Limitations & Future Work

  • The authors acknowledge that on RobustNeRF, the ATE of MASt3R-SfM is actually lower than that of the proposed method, indicating that explicit SfM still holds advantages in certain controlled distractor scenarios; hence, the proposed method is not a complete sweep.
  • Self-identified limitations: The effectiveness of the method fully relies on the premise that "the last layer indeed exhibits emergent outlier suppression signals." It is tied to architectures like VGGT that are trained on multi-view geometric consistency, and may not hold for models without such internal signals. While the threshold is globally shared, it was determined based on Phototourism/On-the-Go, and may not be optimal when transferred to scenes with extreme domain shifts.
  • Scale differences: VGGT processes only tens to hundreds of images in a batch, while VPR systems typically handle thousands. The proposed filtering is thus more akin to a "fine screening before reconstruction" rather than a replacement for large-scale retrieval. The authors' proposed route of "using VGGT view selection to re-rank retrieval candidates" serves as a more practical deployment pipeline.

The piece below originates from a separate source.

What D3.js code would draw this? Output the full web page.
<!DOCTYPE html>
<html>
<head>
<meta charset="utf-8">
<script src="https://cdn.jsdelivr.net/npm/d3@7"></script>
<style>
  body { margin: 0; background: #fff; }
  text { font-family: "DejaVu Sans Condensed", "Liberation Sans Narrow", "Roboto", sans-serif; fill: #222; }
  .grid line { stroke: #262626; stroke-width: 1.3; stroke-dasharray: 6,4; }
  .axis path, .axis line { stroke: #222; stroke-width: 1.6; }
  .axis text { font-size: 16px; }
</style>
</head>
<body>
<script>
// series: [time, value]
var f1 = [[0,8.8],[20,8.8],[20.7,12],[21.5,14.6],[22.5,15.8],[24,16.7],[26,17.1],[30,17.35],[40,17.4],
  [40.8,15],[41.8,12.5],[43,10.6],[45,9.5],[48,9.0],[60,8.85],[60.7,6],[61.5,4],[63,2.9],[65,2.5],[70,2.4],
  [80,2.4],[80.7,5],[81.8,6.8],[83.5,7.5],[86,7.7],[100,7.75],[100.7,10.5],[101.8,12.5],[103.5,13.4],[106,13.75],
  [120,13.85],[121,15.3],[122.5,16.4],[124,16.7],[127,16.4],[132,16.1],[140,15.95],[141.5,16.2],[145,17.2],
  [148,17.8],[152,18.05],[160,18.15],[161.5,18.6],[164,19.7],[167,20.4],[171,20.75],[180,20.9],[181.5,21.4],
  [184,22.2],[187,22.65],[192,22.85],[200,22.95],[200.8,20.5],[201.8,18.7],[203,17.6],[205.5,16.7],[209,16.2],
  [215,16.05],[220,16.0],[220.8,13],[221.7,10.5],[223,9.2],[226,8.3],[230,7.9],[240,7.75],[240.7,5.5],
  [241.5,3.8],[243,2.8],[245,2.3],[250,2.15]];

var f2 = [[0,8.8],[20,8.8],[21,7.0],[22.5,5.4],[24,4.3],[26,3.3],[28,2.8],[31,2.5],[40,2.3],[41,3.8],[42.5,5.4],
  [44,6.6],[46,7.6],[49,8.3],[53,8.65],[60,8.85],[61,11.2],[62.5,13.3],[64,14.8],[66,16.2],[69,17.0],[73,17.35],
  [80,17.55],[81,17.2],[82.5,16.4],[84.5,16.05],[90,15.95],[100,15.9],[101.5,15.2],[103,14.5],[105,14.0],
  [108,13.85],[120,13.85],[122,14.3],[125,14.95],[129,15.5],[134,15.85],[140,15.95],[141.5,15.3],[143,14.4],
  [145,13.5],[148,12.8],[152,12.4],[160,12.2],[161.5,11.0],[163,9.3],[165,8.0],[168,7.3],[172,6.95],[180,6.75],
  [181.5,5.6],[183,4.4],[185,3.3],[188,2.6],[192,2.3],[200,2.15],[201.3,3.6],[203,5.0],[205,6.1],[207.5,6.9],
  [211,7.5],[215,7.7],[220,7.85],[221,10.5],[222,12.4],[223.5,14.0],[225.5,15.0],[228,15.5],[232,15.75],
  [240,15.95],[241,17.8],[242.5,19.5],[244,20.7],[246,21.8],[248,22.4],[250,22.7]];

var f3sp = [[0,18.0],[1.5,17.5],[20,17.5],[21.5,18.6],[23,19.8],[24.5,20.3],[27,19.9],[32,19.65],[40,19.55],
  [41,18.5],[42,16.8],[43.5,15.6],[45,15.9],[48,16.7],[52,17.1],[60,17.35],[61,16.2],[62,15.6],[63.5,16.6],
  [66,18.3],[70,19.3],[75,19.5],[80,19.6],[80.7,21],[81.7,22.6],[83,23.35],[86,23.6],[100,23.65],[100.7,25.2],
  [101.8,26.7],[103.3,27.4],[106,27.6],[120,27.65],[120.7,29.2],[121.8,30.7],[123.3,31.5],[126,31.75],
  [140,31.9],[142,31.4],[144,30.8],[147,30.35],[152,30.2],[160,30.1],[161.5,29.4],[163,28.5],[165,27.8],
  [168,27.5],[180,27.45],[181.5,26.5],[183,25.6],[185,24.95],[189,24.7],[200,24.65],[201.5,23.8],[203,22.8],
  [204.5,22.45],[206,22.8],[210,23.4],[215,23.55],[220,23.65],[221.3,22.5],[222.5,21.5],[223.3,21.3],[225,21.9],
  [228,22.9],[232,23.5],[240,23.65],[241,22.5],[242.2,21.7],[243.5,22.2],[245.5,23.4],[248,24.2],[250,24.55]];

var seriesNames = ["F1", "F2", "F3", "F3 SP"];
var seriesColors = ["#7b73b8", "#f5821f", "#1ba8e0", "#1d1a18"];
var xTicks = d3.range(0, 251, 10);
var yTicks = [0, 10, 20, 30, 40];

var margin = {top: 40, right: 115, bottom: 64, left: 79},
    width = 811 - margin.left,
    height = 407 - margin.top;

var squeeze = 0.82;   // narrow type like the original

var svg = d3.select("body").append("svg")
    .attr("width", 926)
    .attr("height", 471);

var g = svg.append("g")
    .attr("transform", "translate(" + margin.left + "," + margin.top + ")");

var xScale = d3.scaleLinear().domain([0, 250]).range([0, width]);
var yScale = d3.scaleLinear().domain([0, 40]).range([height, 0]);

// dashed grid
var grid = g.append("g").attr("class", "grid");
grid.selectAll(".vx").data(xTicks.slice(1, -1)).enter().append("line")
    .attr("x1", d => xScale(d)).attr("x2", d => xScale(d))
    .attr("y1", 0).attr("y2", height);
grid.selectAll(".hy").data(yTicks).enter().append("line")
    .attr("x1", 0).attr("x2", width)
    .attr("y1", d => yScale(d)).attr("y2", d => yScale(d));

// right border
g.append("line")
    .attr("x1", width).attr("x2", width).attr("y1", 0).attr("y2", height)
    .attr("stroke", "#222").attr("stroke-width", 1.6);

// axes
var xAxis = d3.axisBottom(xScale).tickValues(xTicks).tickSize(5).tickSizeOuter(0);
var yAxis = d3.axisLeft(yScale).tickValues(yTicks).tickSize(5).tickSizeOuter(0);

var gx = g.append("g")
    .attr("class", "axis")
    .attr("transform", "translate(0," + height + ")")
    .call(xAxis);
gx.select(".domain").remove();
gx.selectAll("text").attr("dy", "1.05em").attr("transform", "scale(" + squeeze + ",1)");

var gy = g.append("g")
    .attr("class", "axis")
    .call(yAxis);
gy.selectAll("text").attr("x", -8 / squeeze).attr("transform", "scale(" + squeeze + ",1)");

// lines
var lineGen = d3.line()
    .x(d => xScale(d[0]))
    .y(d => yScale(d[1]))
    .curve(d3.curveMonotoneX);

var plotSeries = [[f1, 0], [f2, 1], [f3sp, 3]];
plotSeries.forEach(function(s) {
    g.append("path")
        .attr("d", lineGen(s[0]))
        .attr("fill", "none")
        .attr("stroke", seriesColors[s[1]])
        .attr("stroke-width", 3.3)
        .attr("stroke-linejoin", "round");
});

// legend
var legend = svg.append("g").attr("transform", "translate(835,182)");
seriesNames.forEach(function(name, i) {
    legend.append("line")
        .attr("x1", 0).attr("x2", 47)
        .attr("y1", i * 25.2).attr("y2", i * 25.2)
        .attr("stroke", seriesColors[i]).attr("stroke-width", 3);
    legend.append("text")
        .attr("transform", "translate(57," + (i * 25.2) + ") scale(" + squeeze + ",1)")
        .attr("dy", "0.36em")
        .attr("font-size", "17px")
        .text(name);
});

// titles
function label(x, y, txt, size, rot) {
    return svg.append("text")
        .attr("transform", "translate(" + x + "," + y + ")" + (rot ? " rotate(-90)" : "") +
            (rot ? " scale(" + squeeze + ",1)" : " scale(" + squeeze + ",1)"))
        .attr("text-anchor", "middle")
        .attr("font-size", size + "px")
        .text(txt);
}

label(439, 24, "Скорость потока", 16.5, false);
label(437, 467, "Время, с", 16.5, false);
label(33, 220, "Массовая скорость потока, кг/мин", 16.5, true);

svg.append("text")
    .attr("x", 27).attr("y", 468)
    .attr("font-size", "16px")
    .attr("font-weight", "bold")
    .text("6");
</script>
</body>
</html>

  • Directions for improvement: Adaptively fusing the two scoring types (A/F) or automatically calibrating the threshold based on scene statistics could further enhance cross-domain stability.
  • vs Traditional SfM (COLMAP / MASt3R-SfM): They resist noise through multi-stage explicit filtering like geometric verification, epipolar consistency, and RANSAC, which are robust but rely on iterative optimization, are highly modularized, and are difficult to tightly couple with learned pipelines. In contrast, this work does not reconstruct the SfM pipeline; it merely utilizes internal VGGT signals to sift images in a single step, preserving feed-forward efficiency.

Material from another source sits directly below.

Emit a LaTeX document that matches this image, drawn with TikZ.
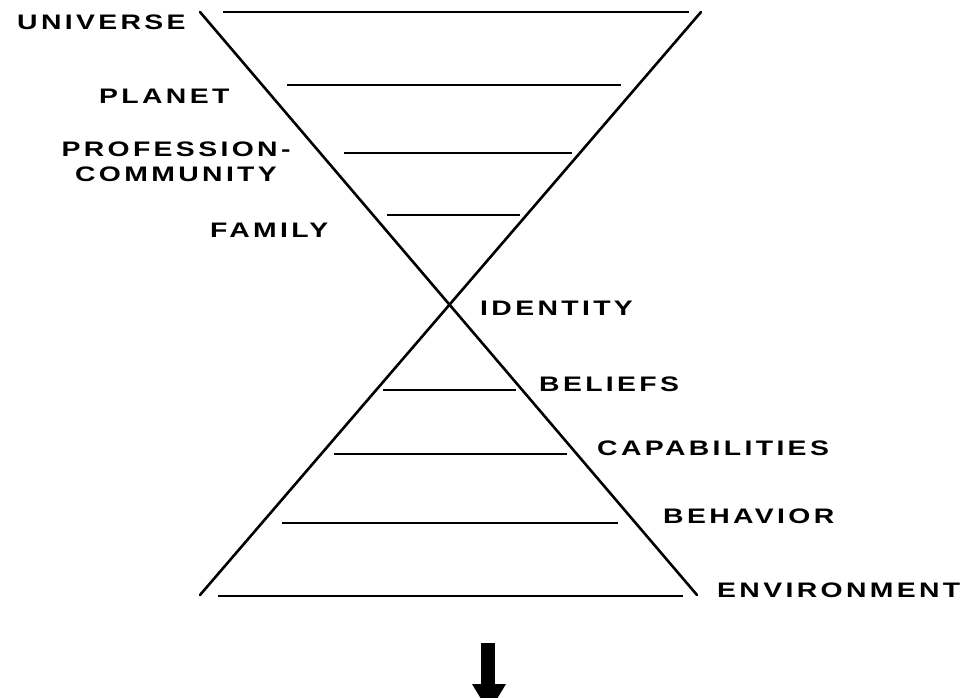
\documentclass[tikz,border=0pt]{standalone}
\usepackage{fontspec}
\setmainfont{Liberation Sans}
\newfontfamily\lblfont{Liberation Sans}[LetterSpace=16,FakeStretch=1.35]
\begin{document}
\begin{tikzpicture}[x=1pt,y=-1pt,
  lbl/.style={font=\lblfont\bfseries\fontsize{21}{25}\selectfont, inner sep=0pt, anchor=west, text=black},
  diag/.style={line width=2.6pt, line cap=round},
  rung/.style={line width=1.3pt}]
\clip (0,0) rectangle (972,698);
\fill[white] (0,0) rectangle (972,698);
% diagonals
\coordinate (d1a) at (200,12);
\coordinate (d1b) at (697,595);
\coordinate (d2a) at (701,12);
\coordinate (d2b) at (200,595);
\draw[diag] (d1a) -- (d1b);
\draw[diag] (d2a) -- (d2b);
% rungs
\coordinate (r1a) at (223,12);  \coordinate (r1b) at (689,12);
\coordinate (r2a) at (287,85);  \coordinate (r2b) at (621,85);
\coordinate (r3a) at (344,153); \coordinate (r3b) at (572,153);
\coordinate (r4a) at (387,215); \coordinate (r4b) at (520,215);
\coordinate (r5a) at (383,390); \coordinate (r5b) at (516,390);
\coordinate (r6a) at (334,454); \coordinate (r6b) at (567,454);
\coordinate (r7a) at (282,523); \coordinate (r7b) at (618,523);
\coordinate (r8a) at (218,596); \coordinate (r8b) at (683,596);
\foreach \i in {1,...,8} {\draw[rung] (r\i a) -- (r\i b);}
% labels
\node[lbl] (universe) at (17,22) {UNIVERSE};
\node[lbl] (planet) at (99,96) {PLANET};
\node[lbl, align=center, anchor=center] (prof) at (176,161.5) {PROFESSION-\\COMMUNITY};
\node[lbl] (family) at (210,230) {FAMILY};
\node[lbl] (identity) at (480,308) {IDENTITY};
\node[lbl] (beliefs) at (539,384) {BELIEFS};
\node[lbl] (capab) at (597,448) {CAPABILITIES};
\node[lbl] (behavior) at (663,516) {BEHAVIOR};
\node[lbl] (environ) at (717,590) {ENVIRONMENT};
% arrow
\fill[black] (481,643) rectangle (495,686);
\fill[black] (472,684) -- (506,684) -- (489,712) -- cycle;
\end{tikzpicture}
\end{document}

  • vs Retrieval/VPR Pre-filtering (MegaLoc / DINOv3+VGGT): They employ appearance/semantic descriptors, are insensitive to "geometric overlap," and require scene-by-scene parameter tuning. This work leverages internal scores generated from geometric reasoning, requiring only a single threshold across datasets and achieving a significantly higher rejection success rate.
  • vs VGGT's per-point confidence: That is a point-level, post-hoc signal, which cannot reject an entire view; this work provides exactly the "view-level, pre-reconstruction" filtering.

Rating

  • Novelty: ⭐⭐⭐⭐⭐ For the first time, the work uncovers and utilizes emergent outlier suppression signals within feed-forward reconstruction models, offering a fresh perspective.
  • Experimental Thoroughness: ⭐⭐⭐⭐ Solid coverage across 4 datasets × 3 noise levels × 2 tasks, plus layer-wise analysis and threshold/success-rate ablations, although the controlled noise protocol is custom-defined.
  • Writing Quality: ⭐⭐⭐⭐ The logical chain from "there is a signal in the black box" to "using the last layer" is clear, and the illustrations match the text well.
  • Value: ⭐⭐⭐⭐⭐ Zero training, zero parameters, and a single threshold for plug-and-play operation provide extreme practicality, opening up a new route for "mining emergent capabilities of existing models."